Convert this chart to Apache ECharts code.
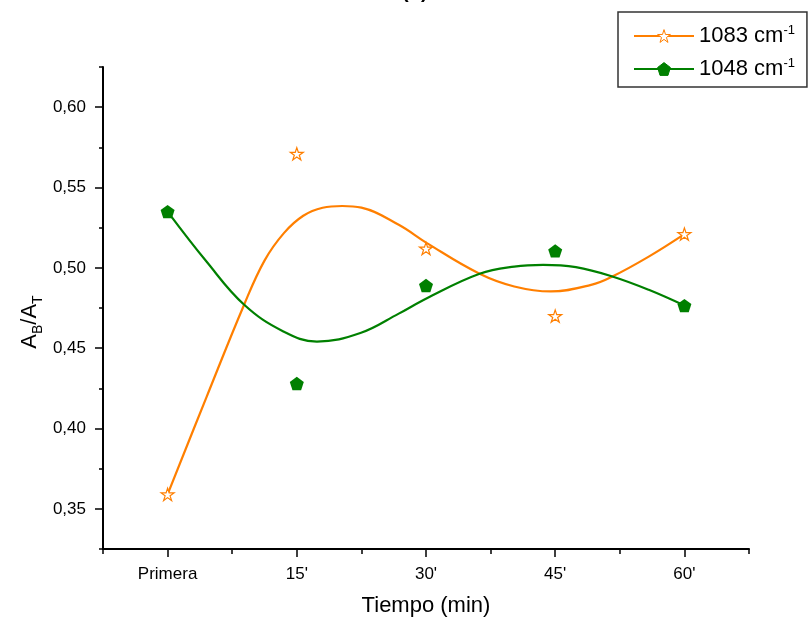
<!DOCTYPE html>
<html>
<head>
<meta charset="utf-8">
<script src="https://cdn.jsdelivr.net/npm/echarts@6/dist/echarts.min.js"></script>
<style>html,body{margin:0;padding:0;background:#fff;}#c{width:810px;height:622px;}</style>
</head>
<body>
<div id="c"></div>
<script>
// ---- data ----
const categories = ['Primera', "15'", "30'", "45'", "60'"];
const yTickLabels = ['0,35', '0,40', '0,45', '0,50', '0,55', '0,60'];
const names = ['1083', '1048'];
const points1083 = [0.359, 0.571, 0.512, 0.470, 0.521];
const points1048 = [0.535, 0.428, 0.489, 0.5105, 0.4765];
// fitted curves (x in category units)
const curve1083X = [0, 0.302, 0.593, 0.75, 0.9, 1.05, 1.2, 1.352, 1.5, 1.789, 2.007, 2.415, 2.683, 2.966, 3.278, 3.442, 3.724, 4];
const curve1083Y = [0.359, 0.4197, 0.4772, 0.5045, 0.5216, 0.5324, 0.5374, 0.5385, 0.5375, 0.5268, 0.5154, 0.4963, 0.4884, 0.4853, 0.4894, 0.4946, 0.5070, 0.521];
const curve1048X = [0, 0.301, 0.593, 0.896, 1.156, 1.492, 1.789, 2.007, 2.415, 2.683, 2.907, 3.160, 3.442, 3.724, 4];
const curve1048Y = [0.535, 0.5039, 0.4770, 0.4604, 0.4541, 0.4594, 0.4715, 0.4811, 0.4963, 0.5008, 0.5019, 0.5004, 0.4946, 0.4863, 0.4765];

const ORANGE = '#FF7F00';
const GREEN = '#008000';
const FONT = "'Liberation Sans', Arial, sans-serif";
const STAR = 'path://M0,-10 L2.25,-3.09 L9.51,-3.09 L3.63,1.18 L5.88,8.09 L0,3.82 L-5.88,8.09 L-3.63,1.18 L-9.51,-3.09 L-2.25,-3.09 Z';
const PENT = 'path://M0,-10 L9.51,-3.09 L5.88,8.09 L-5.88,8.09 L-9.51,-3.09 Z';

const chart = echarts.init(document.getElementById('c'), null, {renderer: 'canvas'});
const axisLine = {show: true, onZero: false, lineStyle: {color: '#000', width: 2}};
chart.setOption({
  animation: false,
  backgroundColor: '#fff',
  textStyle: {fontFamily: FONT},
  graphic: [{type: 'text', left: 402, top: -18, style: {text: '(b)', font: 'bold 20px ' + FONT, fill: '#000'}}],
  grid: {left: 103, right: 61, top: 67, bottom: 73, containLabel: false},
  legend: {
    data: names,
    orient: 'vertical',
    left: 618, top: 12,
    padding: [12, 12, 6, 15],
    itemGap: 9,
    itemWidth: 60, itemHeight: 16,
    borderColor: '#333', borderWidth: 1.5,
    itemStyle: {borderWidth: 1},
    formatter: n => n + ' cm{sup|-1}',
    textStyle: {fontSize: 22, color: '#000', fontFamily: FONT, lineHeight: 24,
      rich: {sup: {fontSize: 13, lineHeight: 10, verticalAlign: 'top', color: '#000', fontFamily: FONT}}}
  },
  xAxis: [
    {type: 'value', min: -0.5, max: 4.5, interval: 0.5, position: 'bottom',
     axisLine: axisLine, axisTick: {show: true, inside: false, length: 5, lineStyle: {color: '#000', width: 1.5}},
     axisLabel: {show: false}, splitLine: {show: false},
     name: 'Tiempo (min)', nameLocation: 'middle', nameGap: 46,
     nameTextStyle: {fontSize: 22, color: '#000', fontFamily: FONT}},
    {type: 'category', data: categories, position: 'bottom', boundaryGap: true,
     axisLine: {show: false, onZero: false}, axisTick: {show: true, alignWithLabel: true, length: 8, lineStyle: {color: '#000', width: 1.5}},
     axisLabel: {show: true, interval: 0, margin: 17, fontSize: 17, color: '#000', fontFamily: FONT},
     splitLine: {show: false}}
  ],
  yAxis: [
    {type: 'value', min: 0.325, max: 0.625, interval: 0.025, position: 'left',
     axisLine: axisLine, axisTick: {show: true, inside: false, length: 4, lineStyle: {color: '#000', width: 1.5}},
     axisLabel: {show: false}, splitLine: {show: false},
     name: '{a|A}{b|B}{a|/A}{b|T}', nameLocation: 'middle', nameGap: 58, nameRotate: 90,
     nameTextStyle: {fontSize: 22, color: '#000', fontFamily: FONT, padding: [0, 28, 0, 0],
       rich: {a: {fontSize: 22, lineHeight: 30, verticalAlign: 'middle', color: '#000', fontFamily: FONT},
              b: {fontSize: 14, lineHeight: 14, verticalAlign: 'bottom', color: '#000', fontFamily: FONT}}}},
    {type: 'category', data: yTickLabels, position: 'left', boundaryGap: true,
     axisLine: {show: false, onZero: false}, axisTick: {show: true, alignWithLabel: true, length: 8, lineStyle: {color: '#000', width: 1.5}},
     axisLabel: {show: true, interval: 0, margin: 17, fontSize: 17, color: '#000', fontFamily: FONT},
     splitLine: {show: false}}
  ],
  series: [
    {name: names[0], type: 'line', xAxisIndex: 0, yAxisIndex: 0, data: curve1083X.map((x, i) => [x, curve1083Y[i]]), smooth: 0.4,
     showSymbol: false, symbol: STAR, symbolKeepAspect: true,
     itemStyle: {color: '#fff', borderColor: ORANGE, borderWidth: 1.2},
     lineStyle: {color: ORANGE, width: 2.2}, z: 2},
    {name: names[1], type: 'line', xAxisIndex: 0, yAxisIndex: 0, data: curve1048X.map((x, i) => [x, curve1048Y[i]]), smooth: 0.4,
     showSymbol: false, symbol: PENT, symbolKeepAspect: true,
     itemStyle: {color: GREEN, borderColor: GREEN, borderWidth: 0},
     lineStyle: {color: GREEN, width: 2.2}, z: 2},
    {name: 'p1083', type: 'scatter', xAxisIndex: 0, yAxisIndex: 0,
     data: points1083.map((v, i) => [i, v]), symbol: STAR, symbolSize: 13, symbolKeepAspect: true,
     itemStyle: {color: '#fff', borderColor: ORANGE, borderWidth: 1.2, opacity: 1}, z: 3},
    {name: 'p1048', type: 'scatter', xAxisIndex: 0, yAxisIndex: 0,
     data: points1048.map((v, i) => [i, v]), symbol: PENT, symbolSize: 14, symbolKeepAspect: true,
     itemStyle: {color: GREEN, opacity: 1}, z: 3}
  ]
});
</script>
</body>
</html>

+--

Requirements
Leave out the pictures and transcribe everything else exactly.

Reply
Convert this chart to Apache ECharts code.
<!DOCTYPE html>
<html>
<head>
<meta charset="utf-8">
<script src="https://cdn.jsdelivr.net/npm/echarts@6/dist/echarts.min.js"></script>
<style>html,body{margin:0;padding:0;background:#fff;}#c{width:810px;height:622px;}</style>
</head>
<body>
<div id="c"></div>
<script>
// ---- data ----
const categories = ['Primera', "15'", "30'", "45'", "60'"];
const yTickLabels = ['0,35', '0,40', '0,45', '0,50', '0,55', '0,60'];
const names = ['1083', '1048'];
const points1083 = [0.359, 0.571, 0.512, 0.470, 0.521];
const points1048 = [0.535, 0.428, 0.489, 0.5105, 0.4765];
// fitted curves (x in category units)
const curve1083X = [0, 0.302, 0.593, 0.75, 0.9, 1.05, 1.2, 1.352, 1.5, 1.789, 2.007, 2.415, 2.683, 2.966, 3.278, 3.442, 3.724, 4];
const curve1083Y = [0.359, 0.4197, 0.4772, 0.5045, 0.5216, 0.5324, 0.5374, 0.5385, 0.5375, 0.5268, 0.5154, 0.4963, 0.4884, 0.4853, 0.4894, 0.4946, 0.5070, 0.521];
const curve1048X = [0, 0.301, 0.593, 0.896, 1.156, 1.492, 1.789, 2.007, 2.415, 2.683, 2.907, 3.160, 3.442, 3.724, 4];
const curve1048Y = [0.535, 0.5039, 0.4770, 0.4604, 0.4541, 0.4594, 0.4715, 0.4811, 0.4963, 0.5008, 0.5019, 0.5004, 0.4946, 0.4863, 0.4765];

const ORANGE = '#FF7F00';
const GREEN = '#008000';
const FONT = "'Liberation Sans', Arial, sans-serif";
const STAR = 'path://M0,-10 L2.25,-3.09 L9.51,-3.09 L3.63,1.18 L5.88,8.09 L0,3.82 L-5.88,8.09 L-3.63,1.18 L-9.51,-3.09 L-2.25,-3.09 Z';
const PENT = 'path://M0,-10 L9.51,-3.09 L5.88,8.09 L-5.88,8.09 L-9.51,-3.09 Z';

const chart = echarts.init(document.getElementById('c'), null, {renderer: 'canvas'});
const axisLine = {show: true, onZero: false, lineStyle: {color: '#000', width: 2}};
chart.setOption({
  animation: false,
  backgroundColor: '#fff',
  textStyle: {fontFamily: FONT},
  graphic: [{type: 'text', left: 402, top: -18, style: {text: '(b)', font: 'bold 20px ' + FONT, fill: '#000'}}],
  grid: {left: 103, right: 61, top: 67, bottom: 73, containLabel: false},
  legend: {
    data: names,
    orient: 'vertical',
    left: 618, top: 12,
    padding: [12, 12, 6, 15],
    itemGap: 9,
    itemWidth: 60, itemHeight: 16,
    borderColor: '#333', borderWidth: 1.5,
    itemStyle: {borderWidth: 1},
    formatter: n => n + ' cm{sup|-1}',
    textStyle: {fontSize: 22, color: '#000', fontFamily: FONT, lineHeight: 24,
      rich: {sup: {fontSize: 13, lineHeight: 10, verticalAlign: 'top', color: '#000', fontFamily: FONT}}}
  },
  xAxis: [
    {type: 'value', min: -0.5, max: 4.5, interval: 0.5, position: 'bottom',
     axisLine: axisLine, axisTick: {show: true, inside: false, length: 5, lineStyle: {color: '#000', width: 1.5}},
     axisLabel: {show: false}, splitLine: {show: false},
     name: 'Tiempo (min)', nameLocation: 'middle', nameGap: 46,
     nameTextStyle: {fontSize: 22, color: '#000', fontFamily: FONT}},
    {type: 'category', data: categories, position: 'bottom', boundaryGap: true,
     axisLine: {show: false, onZero: false}, axisTick: {show: true, alignWithLabel: true, length: 8, lineStyle: {color: '#000', width: 1.5}},
     axisLabel: {show: true, interval: 0, margin: 17, fontSize: 17, color: '#000', fontFamily: FONT},
     splitLine: {show: false}}
  ],
  yAxis: [
    {type: 'value', min: 0.325, max: 0.625, interval: 0.025, position: 'left',
     axisLine: axisLine, axisTick: {show: true, inside: false, length: 4, lineStyle: {color: '#000', width: 1.5}},
     axisLabel: {show: false}, splitLine: {show: false},
     name: '{a|A}{b|B}{a|/A}{b|T}', nameLocation: 'middle', nameGap: 58, nameRotate: 90,
     nameTextStyle: {fontSize: 22, color: '#000', fontFamily: FONT, padding: [0, 28, 0, 0],
       rich: {a: {fontSize: 22, lineHeight: 30, verticalAlign: 'middle', color: '#000', fontFamily: FONT},
              b: {fontSize: 14, lineHeight: 14, verticalAlign: 'bottom', color: '#000', fontFamily: FONT}}}},
    {type: 'category', data: yTickLabels, position: 'left', boundaryGap: true,
     axisLine: {show: false, onZero: false}, axisTick: {show: true, alignWithLabel: true, length: 8, lineStyle: {color: '#000', width: 1.5}},
     axisLabel: {show: true, interval: 0, margin: 17, fontSize: 17, color: '#000', fontFamily: FONT},
     splitLine: {show: false}}
  ],
  series: [
    {name: names[0], type: 'line', xAxisIndex: 0, yAxisIndex: 0, data: curve1083X.map((x, i) => [x, curve1083Y[i]]), smooth: 0.4,
     showSymbol: false, symbol: STAR, symbolKeepAspect: true,
     itemStyle: {color: '#fff', borderColor: ORANGE, borderWidth: 1.2},
     lineStyle: {color: ORANGE, width: 2.2}, z: 2},
    {name: names[1], type: 'line', xAxisIndex: 0, yAxisIndex: 0, data: curve1048X.map((x, i) => [x, curve1048Y[i]]), smooth: 0.4,
     showSymbol: false, symbol: PENT, symbolKeepAspect: true,
     itemStyle: {color: GREEN, borderColor: GREEN, borderWidth: 0},
     lineStyle: {color: GREEN, width: 2.2}, z: 2},
    {name: 'p1083', type: 'scatter', xAxisIndex: 0, yAxisIndex: 0,
     data: points1083.map((v, i) => [i, v]), symbol: STAR, symbolSize: 13, symbolKeepAspect: true,
     itemStyle: {color: '#fff', borderColor: ORANGE, borderWidth: 1.2, opacity: 1}, z: 3},
    {name: 'p1048', type: 'scatter', xAxisIndex: 0, yAxisIndex: 0,
     data: points1048.map((v, i) => [i, v]), symbol: PENT, symbolSize: 14, symbolKeepAspect: true,
     itemStyle: {color: GREEN, opacity: 1}, z: 3}
  ]
});
</script>
</body>
</html>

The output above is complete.